• EXERCISE DESCRIPTION
From the listing below, copy word for word every line starting at the one that includes "Give me the TikZ source for this diagram." and ending at the one that includes "(0,0) rectangle (1278,1768);"; the pictures are omitted.
— START OF SUPPLIED MATERIAL —
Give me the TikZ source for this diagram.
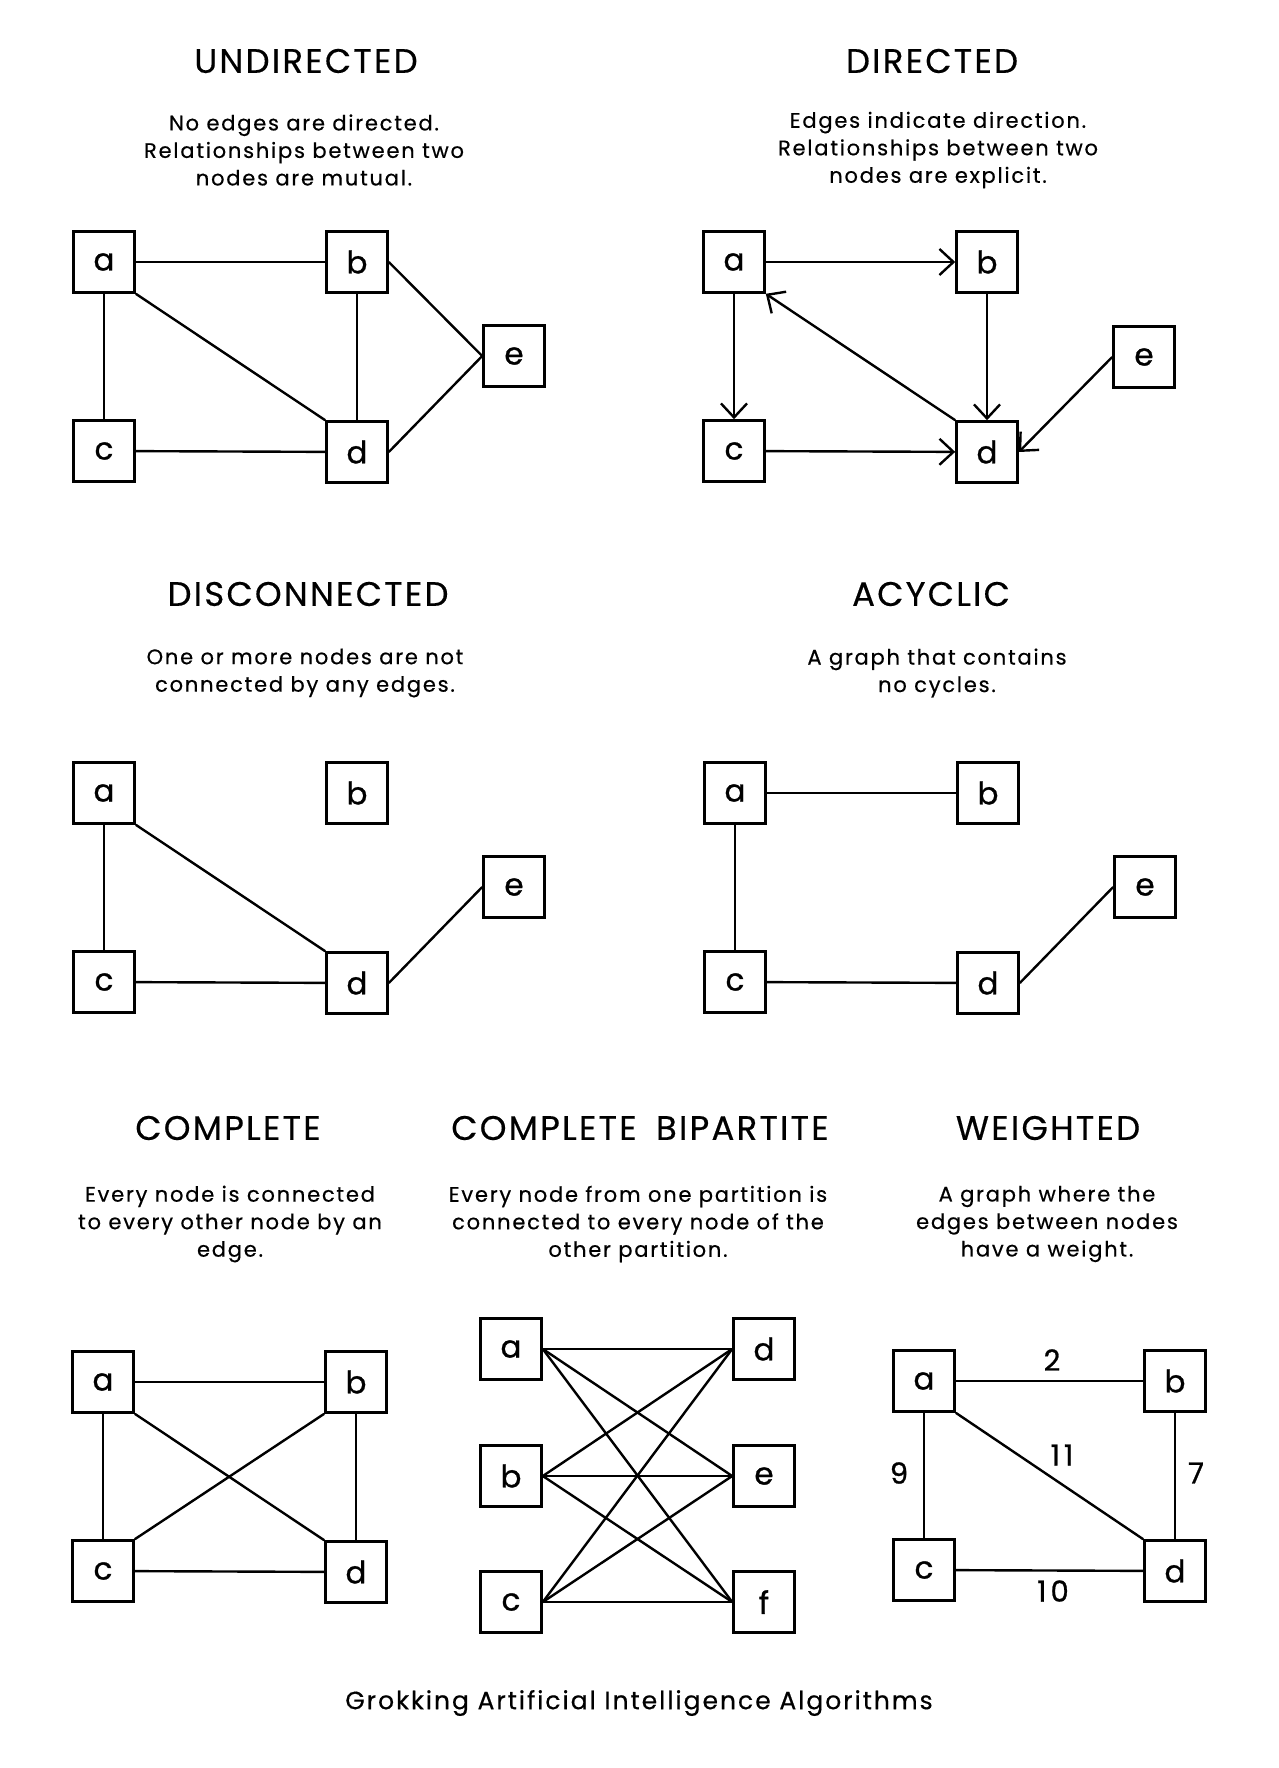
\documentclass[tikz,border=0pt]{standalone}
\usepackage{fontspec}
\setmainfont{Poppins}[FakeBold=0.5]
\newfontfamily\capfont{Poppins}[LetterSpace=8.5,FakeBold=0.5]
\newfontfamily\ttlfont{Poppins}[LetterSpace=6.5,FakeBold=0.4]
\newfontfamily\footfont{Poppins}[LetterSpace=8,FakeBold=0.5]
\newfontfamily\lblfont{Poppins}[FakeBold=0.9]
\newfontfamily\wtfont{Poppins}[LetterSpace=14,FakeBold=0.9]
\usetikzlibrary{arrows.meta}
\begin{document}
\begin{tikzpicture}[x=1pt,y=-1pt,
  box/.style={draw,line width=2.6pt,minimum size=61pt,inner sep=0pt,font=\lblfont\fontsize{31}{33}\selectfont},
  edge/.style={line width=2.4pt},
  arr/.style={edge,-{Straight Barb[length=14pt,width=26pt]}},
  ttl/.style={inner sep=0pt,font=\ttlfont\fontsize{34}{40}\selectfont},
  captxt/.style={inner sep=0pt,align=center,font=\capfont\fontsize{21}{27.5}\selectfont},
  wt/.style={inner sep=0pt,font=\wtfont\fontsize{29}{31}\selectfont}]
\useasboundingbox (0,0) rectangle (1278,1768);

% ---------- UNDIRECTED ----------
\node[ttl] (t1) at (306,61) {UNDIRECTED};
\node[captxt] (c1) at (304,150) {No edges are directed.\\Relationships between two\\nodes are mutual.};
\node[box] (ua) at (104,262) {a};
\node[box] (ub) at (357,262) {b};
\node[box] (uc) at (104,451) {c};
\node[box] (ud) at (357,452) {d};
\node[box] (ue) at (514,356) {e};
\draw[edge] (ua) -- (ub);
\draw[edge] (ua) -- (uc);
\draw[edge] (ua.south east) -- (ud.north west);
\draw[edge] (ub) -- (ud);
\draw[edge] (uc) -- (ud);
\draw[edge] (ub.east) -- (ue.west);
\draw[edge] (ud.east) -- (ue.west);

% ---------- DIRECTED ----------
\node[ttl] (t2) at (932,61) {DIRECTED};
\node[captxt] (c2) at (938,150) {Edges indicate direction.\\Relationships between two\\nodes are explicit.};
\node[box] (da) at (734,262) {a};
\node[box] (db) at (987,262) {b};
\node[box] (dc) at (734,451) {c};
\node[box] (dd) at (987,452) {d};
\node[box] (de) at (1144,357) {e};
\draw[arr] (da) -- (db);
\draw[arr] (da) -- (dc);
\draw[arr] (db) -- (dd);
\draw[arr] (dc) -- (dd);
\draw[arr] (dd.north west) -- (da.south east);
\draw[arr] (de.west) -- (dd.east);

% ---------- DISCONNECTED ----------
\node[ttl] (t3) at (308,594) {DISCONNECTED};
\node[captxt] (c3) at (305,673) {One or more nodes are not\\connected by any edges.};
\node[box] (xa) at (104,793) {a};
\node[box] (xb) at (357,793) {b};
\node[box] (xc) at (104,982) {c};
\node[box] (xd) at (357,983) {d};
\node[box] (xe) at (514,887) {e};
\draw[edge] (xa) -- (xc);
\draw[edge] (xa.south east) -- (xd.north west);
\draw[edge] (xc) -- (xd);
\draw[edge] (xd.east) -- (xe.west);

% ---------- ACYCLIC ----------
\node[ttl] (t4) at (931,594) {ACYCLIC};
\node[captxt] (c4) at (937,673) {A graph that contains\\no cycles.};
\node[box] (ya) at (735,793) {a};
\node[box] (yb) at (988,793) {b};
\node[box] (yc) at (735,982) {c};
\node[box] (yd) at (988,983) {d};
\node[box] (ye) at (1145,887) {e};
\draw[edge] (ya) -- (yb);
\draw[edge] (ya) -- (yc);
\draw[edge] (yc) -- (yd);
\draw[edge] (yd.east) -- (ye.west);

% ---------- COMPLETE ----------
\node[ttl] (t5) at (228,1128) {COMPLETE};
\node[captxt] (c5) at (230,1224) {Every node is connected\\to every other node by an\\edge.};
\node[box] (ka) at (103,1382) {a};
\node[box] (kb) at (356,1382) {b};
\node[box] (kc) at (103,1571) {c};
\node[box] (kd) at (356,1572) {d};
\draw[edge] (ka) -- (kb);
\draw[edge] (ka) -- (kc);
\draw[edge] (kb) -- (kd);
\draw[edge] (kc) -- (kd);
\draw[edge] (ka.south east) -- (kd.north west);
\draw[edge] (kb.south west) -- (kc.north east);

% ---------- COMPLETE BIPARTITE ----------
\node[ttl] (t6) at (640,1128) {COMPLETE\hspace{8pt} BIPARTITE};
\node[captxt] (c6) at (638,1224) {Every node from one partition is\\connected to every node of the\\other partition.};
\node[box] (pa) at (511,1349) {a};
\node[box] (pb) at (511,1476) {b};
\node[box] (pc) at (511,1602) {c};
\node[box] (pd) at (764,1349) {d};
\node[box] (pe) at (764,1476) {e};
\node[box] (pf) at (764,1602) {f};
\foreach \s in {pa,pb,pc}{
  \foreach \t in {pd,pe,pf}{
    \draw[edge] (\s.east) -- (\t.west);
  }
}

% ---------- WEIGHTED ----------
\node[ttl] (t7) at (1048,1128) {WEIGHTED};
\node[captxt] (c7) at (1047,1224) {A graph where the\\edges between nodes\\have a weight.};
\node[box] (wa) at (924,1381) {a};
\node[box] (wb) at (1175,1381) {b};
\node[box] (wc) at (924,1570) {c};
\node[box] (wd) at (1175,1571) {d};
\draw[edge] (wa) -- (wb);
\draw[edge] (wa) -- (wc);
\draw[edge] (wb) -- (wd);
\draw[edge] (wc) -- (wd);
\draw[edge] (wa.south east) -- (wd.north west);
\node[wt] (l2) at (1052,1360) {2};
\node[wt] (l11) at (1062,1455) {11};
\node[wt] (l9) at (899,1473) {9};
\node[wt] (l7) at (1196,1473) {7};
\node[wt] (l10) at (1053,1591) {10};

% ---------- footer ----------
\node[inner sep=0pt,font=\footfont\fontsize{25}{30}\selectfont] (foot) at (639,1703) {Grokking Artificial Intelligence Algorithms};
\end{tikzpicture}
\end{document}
— END OF SUPPLIED MATERIAL —
— START OF SUPPLIED MATERIAL —
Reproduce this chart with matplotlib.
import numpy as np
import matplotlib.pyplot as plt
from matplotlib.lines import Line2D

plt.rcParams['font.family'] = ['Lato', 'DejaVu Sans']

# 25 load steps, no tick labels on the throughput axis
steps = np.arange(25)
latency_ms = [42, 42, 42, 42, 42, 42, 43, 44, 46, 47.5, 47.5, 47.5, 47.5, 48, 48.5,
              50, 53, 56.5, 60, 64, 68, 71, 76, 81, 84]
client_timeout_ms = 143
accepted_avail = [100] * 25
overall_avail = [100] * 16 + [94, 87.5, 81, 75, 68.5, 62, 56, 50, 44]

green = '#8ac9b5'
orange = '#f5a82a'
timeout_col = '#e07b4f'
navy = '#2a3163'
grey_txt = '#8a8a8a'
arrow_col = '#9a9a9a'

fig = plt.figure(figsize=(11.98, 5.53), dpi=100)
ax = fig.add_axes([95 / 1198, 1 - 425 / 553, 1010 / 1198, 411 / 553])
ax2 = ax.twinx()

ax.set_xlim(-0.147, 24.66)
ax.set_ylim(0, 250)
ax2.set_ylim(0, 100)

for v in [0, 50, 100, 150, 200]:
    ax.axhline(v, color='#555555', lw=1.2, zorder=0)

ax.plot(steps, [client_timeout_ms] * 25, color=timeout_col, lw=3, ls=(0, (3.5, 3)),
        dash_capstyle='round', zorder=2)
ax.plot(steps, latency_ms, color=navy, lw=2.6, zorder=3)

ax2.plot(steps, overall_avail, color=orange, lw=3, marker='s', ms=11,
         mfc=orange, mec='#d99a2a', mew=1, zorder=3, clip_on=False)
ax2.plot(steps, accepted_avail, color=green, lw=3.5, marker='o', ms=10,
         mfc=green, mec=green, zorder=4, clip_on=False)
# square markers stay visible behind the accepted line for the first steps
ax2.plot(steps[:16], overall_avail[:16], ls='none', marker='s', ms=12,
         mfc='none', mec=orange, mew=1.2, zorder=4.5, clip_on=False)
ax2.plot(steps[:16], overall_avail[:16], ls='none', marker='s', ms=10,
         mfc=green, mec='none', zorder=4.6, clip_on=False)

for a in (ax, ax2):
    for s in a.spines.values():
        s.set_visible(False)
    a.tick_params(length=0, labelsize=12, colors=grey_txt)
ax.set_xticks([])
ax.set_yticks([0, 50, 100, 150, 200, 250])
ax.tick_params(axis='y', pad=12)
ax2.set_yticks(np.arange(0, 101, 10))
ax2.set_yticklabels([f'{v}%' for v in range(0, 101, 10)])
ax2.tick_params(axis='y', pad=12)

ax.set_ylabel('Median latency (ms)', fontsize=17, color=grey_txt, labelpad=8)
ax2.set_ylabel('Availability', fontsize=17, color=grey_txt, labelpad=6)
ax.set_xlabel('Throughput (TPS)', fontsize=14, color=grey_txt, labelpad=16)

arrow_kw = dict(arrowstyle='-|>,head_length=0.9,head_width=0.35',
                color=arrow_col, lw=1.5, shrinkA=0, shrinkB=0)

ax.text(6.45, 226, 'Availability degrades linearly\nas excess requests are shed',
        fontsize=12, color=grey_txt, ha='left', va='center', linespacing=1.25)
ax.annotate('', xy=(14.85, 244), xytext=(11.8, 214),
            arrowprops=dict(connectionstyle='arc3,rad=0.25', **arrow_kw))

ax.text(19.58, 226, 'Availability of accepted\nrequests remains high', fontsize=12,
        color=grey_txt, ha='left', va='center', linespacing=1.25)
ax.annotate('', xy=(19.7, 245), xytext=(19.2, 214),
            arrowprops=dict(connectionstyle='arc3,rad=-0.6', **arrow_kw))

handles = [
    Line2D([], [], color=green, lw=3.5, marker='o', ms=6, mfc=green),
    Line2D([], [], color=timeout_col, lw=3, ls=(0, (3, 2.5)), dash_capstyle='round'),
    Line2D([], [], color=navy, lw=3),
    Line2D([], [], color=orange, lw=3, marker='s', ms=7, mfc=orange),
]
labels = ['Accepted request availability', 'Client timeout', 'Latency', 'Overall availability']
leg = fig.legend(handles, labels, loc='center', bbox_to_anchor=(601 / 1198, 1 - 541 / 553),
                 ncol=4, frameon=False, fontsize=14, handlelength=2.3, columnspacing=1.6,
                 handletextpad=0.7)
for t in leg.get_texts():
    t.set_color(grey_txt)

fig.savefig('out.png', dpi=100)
— END OF SUPPLIED MATERIAL —
• EXPECTED OUTPUT
Give me the TikZ source for this diagram.
\documentclass[tikz,border=0pt]{standalone}
\usepackage{fontspec}
\setmainfont{Poppins}[FakeBold=0.5]
\newfontfamily\capfont{Poppins}[LetterSpace=8.5,FakeBold=0.5]
\newfontfamily\ttlfont{Poppins}[LetterSpace=6.5,FakeBold=0.4]
\newfontfamily\footfont{Poppins}[LetterSpace=8,FakeBold=0.5]
\newfontfamily\lblfont{Poppins}[FakeBold=0.9]
\newfontfamily\wtfont{Poppins}[LetterSpace=14,FakeBold=0.9]
\usetikzlibrary{arrows.meta}
\begin{document}
\begin{tikzpicture}[x=1pt,y=-1pt,
  box/.style={draw,line width=2.6pt,minimum size=61pt,inner sep=0pt,font=\lblfont\fontsize{31}{33}\selectfont},
  edge/.style={line width=2.4pt},
  arr/.style={edge,-{Straight Barb[length=14pt,width=26pt]}},
  ttl/.style={inner sep=0pt,font=\ttlfont\fontsize{34}{40}\selectfont},
  captxt/.style={inner sep=0pt,align=center,font=\capfont\fontsize{21}{27.5}\selectfont},
  wt/.style={inner sep=0pt,font=\wtfont\fontsize{29}{31}\selectfont}]
\useasboundingbox (0,0) rectangle (1278,1768);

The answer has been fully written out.